◆ AIM
Below is a block of records: output all of them exactly and leave out the pictures.

◆ DATA SUPPLIED
==========

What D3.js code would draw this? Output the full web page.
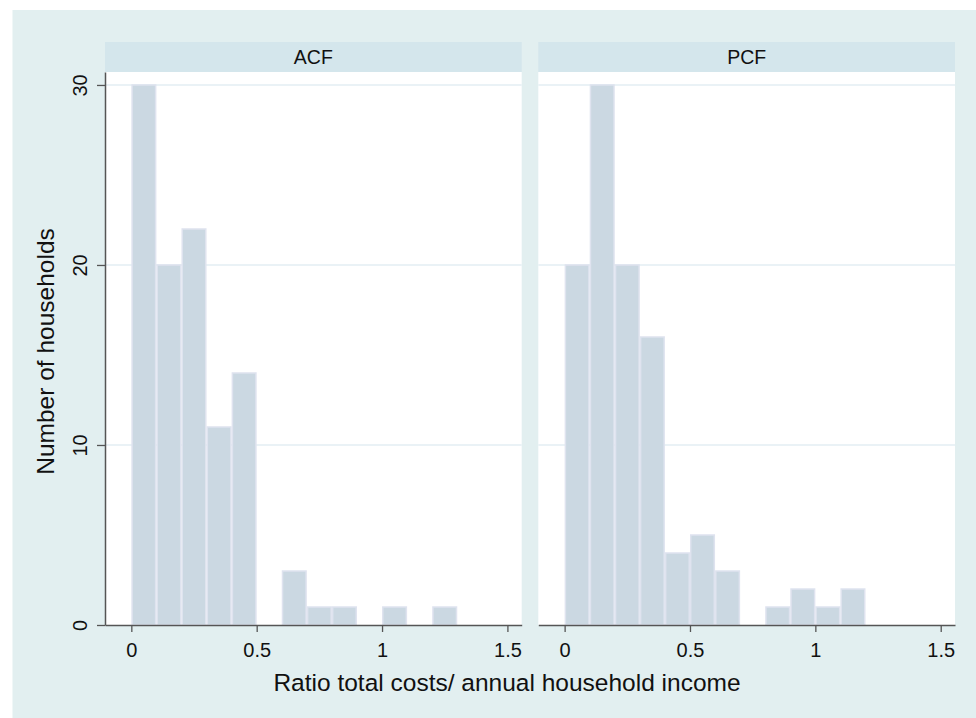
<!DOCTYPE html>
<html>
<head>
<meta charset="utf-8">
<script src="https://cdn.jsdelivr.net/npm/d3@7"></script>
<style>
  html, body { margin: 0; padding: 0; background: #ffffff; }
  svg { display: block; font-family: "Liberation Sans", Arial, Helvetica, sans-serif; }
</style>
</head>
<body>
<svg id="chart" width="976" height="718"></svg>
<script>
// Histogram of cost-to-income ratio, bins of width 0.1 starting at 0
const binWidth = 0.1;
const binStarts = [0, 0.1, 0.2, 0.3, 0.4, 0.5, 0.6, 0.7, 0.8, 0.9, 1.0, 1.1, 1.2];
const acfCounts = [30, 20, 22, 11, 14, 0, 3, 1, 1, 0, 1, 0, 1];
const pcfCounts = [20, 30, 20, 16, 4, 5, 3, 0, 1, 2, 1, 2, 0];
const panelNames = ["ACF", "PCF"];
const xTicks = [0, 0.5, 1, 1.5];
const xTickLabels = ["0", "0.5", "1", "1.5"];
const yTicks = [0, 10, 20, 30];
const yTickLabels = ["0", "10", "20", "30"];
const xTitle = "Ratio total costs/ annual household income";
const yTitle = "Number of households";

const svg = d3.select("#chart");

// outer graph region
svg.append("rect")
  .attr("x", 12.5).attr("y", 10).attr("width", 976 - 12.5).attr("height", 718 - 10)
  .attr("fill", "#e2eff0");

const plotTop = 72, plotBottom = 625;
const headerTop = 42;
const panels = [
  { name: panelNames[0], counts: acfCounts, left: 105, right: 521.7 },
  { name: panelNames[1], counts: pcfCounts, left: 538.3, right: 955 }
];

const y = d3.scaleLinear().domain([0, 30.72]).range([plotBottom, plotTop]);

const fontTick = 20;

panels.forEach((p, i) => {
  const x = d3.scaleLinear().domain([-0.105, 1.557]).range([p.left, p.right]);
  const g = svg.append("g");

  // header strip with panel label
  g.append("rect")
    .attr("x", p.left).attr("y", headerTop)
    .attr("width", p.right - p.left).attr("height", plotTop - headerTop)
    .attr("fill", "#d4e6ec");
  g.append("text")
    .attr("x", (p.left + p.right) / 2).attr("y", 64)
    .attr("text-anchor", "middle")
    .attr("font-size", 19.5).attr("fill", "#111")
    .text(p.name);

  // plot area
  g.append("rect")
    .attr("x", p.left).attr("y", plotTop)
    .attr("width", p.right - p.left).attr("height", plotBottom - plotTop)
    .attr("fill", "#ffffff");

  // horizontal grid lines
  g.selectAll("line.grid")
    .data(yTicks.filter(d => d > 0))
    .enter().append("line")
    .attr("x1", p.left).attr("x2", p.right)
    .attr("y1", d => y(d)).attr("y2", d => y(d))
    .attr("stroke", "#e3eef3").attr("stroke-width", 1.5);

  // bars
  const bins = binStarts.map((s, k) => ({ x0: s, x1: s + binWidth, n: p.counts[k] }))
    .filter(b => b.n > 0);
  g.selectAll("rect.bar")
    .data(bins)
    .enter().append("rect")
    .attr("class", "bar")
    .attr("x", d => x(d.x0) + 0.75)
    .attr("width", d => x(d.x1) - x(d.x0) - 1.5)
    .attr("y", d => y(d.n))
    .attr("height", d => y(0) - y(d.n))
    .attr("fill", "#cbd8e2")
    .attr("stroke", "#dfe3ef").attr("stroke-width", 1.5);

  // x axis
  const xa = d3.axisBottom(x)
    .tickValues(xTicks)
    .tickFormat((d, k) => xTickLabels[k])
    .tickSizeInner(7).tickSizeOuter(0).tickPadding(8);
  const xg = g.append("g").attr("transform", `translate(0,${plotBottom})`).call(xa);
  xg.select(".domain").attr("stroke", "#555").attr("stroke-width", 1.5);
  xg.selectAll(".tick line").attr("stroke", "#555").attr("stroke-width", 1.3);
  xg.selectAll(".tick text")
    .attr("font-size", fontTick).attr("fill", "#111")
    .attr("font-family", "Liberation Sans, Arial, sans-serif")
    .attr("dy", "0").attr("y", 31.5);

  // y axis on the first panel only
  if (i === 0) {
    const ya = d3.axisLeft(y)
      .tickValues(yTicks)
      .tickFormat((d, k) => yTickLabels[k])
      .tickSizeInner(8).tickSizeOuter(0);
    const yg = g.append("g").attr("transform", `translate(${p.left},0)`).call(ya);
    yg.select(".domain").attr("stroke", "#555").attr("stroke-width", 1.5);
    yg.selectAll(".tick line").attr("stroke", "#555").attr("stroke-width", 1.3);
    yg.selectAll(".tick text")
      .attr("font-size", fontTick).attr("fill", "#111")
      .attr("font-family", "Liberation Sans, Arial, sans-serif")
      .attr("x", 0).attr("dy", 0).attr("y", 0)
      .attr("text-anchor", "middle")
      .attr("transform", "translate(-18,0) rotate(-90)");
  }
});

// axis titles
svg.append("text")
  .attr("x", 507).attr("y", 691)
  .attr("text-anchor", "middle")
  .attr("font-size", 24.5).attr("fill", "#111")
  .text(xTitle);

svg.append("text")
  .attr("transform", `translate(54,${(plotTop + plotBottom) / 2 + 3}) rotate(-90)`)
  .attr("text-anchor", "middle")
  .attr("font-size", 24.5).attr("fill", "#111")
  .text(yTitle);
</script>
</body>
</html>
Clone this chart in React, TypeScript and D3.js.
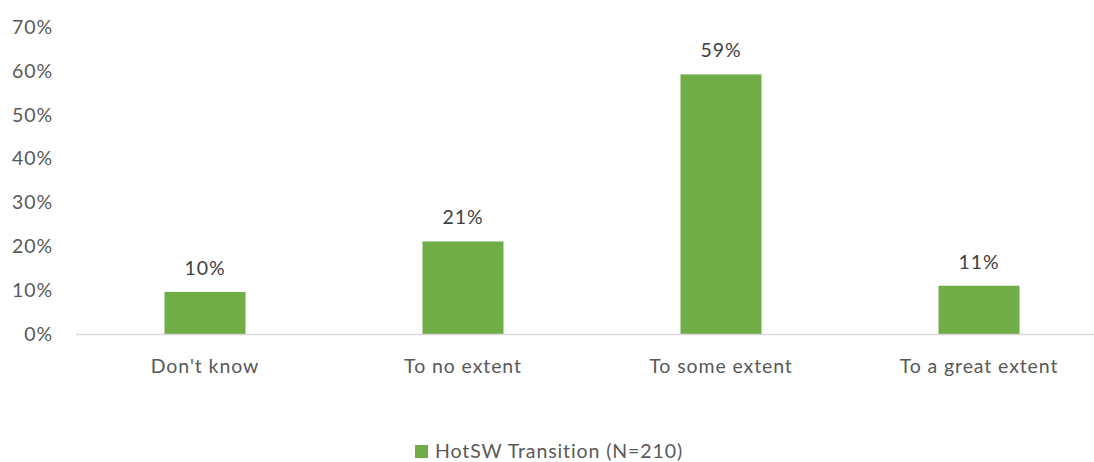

==========

◆ RESPONSE
What D3.js code would draw this? Output the full web page.
<!DOCTYPE html>
<html>
<head>
<meta charset="utf-8">
<script src="https://cdn.jsdelivr.net/npm/d3@7"></script>
<style>
  html, body { margin: 0; padding: 0; background: #ffffff; }
  svg { display: block; font-family: "Liberation Sans", Arial, Helvetica, sans-serif; }
</style>
</head>
<body>
<svg id="chart" width="976" height="718"></svg>
<script>
// Histogram of cost-to-income ratio, bins of width 0.1 starting at 0
const binWidth = 0.1;
const binStarts = [0, 0.1, 0.2, 0.3, 0.4, 0.5, 0.6, 0.7, 0.8, 0.9, 1.0, 1.1, 1.2];
const acfCounts = [30, 20, 22, 11, 14, 0, 3, 1, 1, 0, 1, 0, 1];
const pcfCounts = [20, 30, 20, 16, 4, 5, 3, 0, 1, 2, 1, 2, 0];
const panelNames = ["ACF", "PCF"];
const xTicks = [0, 0.5, 1, 1.5];
const xTickLabels = ["0", "0.5", "1", "1.5"];
const yTicks = [0, 10, 20, 30];
const yTickLabels = ["0", "10", "20", "30"];
const xTitle = "Ratio total costs/ annual household income";
const yTitle = "Number of households";

const svg = d3.select("#chart");

// outer graph region
svg.append("rect")
  .attr("x", 12.5).attr("y", 10).attr("width", 976 - 12.5).attr("height", 718 - 10)
  .attr("fill", "#e2eff0");

const plotTop = 72, plotBottom = 625;
const headerTop = 42;
const panels = [
  { name: panelNames[0], counts: acfCounts, left: 105, right: 521.7 },
  { name: panelNames[1], counts: pcfCounts, left: 538.3, right: 955 }
];

const y = d3.scaleLinear().domain([0, 30.72]).range([plotBottom, plotTop]);

const fontTick = 20;

panels.forEach((p, i) => {
  const x = d3.scaleLinear().domain([-0.105, 1.557]).range([p.left, p.right]);
  const g = svg.append("g");

  // header strip with panel label
  g.append("rect")
    .attr("x", p.left).attr("y", headerTop)
    .attr("width", p.right - p.left).attr("height", plotTop - headerTop)
    .attr("fill", "#d4e6ec");
  g.append("text")
    .attr("x", (p.left + p.right) / 2).attr("y", 64)
    .attr("text-anchor", "middle")
    .attr("font-size", 19.5).attr("fill", "#111")
    .text(p.name);

  // plot area
  g.append("rect")
    .attr("x", p.left).attr("y", plotTop)
    .attr("width", p.right - p.left).attr("height", plotBottom - plotTop)
    .attr("fill", "#ffffff");

  // horizontal grid lines
  g.selectAll("line.grid")
    .data(yTicks.filter(d => d > 0))
    .enter().append("line")
    .attr("x1", p.left).attr("x2", p.right)
    .attr("y1", d => y(d)).attr("y2", d => y(d))
    .attr("stroke", "#e3eef3").attr("stroke-width", 1.5);

  // bars
  const bins = binStarts.map((s, k) => ({ x0: s, x1: s + binWidth, n: p.counts[k] }))
    .filter(b => b.n > 0);
  g.selectAll("rect.bar")
    .data(bins)
    .enter().append("rect")
    .attr("class", "bar")
    .attr("x", d => x(d.x0) + 0.75)
    .attr("width", d => x(d.x1) - x(d.x0) - 1.5)
    .attr("y", d => y(d.n))
    .attr("height", d => y(0) - y(d.n))
    .attr("fill", "#cbd8e2")
    .attr("stroke", "#dfe3ef").attr("stroke-width", 1.5);

  // x axis
  const xa = d3.axisBottom(x)
    .tickValues(xTicks)
    .tickFormat((d, k) => xTickLabels[k])
    .tickSizeInner(7).tickSizeOuter(0).tickPadding(8);
  const xg = g.append("g").attr("transform", `translate(0,${plotBottom})`).call(xa);
  xg.select(".domain").attr("stroke", "#555").attr("stroke-width", 1.5);
  xg.selectAll(".tick line").attr("stroke", "#555").attr("stroke-width", 1.3);
  xg.selectAll(".tick text")
    .attr("font-size", fontTick).attr("fill", "#111")
    .attr("font-family", "Liberation Sans, Arial, sans-serif")
    .attr("dy", "0").attr("y", 31.5);

  // y axis on the first panel only
  if (i === 0) {
    const ya = d3.axisLeft(y)
      .tickValues(yTicks)
      .tickFormat((d, k) => yTickLabels[k])
      .tickSizeInner(8).tickSizeOuter(0);
    const yg = g.append("g").attr("transform", `translate(${p.left},0)`).call(ya);
    yg.select(".domain").attr("stroke", "#555").attr("stroke-width", 1.5);
    yg.selectAll(".tick line").attr("stroke", "#555").attr("stroke-width", 1.3);
    yg.selectAll(".tick text")
      .attr("font-size", fontTick).attr("fill", "#111")
      .attr("font-family", "Liberation Sans, Arial, sans-serif")
      .attr("x", 0).attr("dy", 0).attr("y", 0)
      .attr("text-anchor", "middle")
      .attr("transform", "translate(-18,0) rotate(-90)");
  }
});

// axis titles
svg.append("text")
  .attr("x", 507).attr("y", 691)
  .attr("text-anchor", "middle")
  .attr("font-size", 24.5).attr("fill", "#111")
  .text(xTitle);

svg.append("text")
  .attr("transform", `translate(54,${(plotTop + plotBottom) / 2 + 3}) rotate(-90)`)
  .attr("text-anchor", "middle")
  .attr("font-size", 24.5).attr("fill", "#111")
  .text(yTitle);
</script>
</body>
</html>
Clone this chart in React, TypeScript and D3.js.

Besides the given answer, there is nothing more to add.